DATA EXCERPTS:

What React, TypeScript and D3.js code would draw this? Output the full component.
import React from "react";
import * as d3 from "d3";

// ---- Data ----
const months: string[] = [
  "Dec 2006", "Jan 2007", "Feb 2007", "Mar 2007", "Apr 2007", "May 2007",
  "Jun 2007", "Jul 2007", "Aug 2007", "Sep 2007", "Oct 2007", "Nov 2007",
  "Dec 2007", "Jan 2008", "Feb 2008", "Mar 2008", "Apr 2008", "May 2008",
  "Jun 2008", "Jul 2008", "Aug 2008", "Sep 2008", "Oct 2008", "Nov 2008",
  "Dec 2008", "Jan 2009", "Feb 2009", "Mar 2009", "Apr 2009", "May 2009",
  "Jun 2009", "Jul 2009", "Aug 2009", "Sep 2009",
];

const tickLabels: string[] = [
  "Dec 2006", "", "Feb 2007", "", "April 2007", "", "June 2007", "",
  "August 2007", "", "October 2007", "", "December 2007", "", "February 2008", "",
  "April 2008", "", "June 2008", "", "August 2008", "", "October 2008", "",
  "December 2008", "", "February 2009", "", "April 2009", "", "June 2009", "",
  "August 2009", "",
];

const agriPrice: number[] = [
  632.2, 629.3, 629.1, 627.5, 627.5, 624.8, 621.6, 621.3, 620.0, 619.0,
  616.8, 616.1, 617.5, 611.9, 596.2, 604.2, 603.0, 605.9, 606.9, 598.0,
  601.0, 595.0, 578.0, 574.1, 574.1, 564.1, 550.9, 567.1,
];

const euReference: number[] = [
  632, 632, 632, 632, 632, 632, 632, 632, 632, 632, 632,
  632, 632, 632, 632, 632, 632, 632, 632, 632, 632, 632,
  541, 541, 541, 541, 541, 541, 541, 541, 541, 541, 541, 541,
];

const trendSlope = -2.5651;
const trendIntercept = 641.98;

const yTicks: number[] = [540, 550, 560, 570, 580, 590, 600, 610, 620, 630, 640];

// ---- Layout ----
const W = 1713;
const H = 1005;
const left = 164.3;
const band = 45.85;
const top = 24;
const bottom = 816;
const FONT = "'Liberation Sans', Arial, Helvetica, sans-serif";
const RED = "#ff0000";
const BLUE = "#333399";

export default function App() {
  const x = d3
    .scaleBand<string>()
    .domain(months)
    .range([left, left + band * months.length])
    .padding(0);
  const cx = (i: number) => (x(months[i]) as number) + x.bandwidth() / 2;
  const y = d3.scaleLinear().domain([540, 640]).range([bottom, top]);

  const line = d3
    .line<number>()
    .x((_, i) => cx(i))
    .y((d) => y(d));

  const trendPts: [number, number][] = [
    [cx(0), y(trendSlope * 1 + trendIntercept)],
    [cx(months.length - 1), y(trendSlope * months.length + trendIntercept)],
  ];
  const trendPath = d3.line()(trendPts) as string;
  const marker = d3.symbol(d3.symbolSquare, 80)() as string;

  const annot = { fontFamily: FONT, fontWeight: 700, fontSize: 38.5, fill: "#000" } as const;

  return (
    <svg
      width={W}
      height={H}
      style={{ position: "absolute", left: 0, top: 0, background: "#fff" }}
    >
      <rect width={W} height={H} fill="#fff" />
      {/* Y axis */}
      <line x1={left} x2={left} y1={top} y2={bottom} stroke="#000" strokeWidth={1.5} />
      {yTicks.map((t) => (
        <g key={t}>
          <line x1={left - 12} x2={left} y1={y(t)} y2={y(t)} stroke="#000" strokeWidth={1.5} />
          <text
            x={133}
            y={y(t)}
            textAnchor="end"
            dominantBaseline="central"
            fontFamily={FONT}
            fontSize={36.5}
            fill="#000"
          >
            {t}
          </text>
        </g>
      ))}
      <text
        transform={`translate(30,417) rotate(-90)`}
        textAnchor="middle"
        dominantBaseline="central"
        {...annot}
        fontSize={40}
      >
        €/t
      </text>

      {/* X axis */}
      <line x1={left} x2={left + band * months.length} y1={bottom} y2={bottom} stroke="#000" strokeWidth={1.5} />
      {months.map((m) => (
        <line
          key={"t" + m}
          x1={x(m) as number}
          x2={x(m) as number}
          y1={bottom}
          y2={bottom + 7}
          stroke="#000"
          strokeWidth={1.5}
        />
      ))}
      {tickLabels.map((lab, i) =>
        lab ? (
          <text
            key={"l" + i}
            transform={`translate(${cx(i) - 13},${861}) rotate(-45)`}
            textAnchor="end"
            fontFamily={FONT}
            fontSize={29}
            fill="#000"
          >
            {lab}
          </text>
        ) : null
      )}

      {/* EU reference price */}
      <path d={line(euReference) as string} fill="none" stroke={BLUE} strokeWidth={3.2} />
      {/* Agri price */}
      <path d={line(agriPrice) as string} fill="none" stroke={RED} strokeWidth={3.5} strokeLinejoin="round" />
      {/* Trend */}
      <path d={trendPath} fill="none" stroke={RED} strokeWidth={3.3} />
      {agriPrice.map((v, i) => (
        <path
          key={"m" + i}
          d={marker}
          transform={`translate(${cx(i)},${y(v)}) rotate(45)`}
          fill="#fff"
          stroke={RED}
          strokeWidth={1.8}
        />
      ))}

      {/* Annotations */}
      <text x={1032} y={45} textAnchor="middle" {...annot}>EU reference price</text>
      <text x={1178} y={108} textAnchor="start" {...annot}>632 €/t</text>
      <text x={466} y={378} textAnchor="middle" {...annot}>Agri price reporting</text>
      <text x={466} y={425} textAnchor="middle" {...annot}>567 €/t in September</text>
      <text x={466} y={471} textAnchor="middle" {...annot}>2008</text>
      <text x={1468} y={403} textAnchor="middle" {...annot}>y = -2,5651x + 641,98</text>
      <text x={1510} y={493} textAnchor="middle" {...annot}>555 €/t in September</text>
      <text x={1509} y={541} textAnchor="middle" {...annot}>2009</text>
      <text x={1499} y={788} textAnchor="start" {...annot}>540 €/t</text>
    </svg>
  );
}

* * *

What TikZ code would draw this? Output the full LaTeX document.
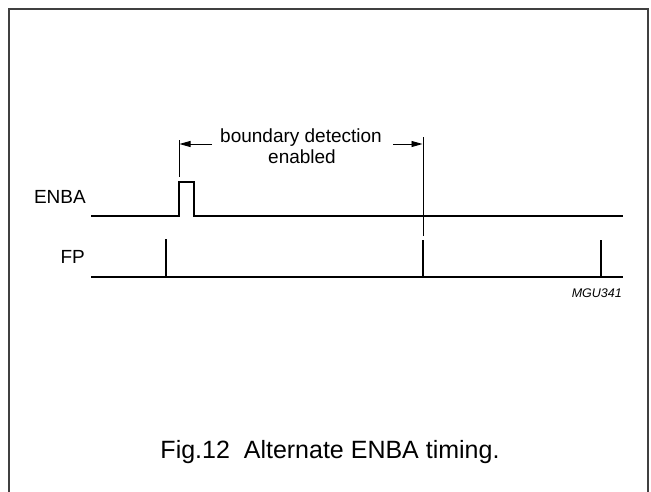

==

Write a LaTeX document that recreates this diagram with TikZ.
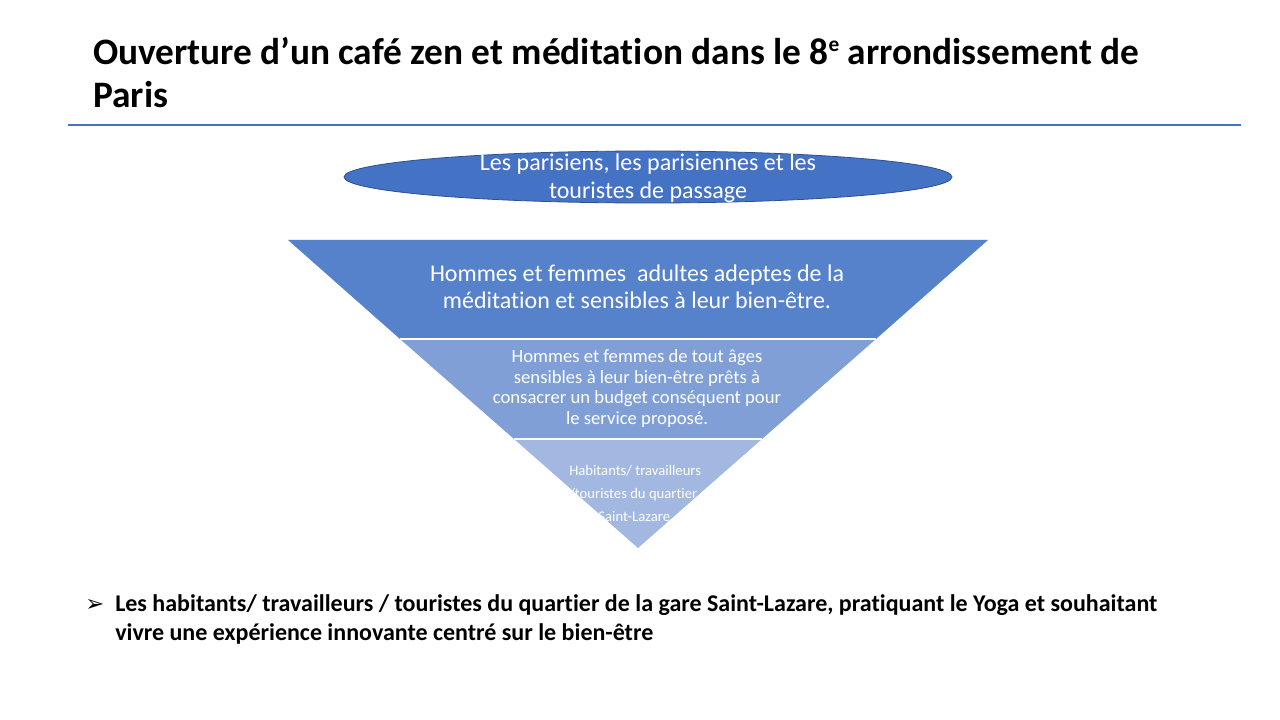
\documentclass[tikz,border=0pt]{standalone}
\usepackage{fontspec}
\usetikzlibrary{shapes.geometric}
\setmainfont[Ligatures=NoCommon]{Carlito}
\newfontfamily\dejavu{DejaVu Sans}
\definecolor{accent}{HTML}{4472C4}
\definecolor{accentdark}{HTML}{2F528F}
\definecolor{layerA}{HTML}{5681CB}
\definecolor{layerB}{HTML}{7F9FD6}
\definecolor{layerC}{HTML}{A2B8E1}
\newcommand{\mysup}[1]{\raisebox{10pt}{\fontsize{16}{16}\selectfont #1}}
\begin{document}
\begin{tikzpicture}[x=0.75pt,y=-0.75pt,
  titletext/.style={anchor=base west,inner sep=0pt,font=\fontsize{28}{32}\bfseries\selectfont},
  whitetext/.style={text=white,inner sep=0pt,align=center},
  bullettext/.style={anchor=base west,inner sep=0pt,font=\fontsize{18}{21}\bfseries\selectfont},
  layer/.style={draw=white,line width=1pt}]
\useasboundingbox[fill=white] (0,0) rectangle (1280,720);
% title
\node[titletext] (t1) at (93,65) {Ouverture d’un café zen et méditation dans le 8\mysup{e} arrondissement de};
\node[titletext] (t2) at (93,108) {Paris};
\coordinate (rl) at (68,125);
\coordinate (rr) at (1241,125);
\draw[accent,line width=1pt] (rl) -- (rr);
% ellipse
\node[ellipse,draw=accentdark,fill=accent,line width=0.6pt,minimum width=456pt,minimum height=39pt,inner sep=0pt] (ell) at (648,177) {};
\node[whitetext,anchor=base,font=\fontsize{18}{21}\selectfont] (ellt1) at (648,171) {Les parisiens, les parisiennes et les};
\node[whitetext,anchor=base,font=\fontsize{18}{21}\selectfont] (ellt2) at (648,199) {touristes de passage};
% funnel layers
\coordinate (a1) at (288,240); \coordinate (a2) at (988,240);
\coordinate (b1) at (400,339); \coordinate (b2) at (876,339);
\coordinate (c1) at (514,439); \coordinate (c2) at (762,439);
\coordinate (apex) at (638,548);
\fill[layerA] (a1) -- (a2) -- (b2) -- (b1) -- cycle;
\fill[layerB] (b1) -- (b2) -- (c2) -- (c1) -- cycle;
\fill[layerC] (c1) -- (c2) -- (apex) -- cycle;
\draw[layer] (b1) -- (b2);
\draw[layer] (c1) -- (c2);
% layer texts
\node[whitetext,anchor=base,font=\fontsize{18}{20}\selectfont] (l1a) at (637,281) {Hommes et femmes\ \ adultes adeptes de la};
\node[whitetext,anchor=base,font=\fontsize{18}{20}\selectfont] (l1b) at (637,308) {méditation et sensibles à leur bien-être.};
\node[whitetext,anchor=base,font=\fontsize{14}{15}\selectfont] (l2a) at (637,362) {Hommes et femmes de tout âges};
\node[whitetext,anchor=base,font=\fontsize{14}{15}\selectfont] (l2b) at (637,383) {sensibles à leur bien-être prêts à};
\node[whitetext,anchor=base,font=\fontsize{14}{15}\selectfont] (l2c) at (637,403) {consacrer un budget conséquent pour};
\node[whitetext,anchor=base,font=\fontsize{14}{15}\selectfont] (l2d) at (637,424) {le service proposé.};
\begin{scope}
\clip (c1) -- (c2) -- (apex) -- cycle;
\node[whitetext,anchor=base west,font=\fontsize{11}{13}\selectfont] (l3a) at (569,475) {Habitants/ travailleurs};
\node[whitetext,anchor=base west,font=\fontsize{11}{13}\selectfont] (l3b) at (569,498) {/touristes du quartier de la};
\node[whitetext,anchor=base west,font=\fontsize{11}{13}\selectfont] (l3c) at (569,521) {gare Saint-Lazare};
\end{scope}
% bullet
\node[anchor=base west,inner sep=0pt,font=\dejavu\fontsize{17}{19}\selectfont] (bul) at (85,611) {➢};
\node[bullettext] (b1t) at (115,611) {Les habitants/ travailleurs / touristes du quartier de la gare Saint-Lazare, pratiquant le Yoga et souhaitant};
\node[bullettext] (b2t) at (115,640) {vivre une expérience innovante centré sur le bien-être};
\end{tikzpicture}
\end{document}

TASK DESCRIPTION: Extract, word for word, every line beginning with the one that holds "What React, TypeScript" and concluding with the one that holds "import * as". Include both of those lines.

SOLUTION TO THIS PROBLEM:
What React, TypeScript and D3.js code would draw this? Output the full component.
import React from "react";
import * as d3 from "d3";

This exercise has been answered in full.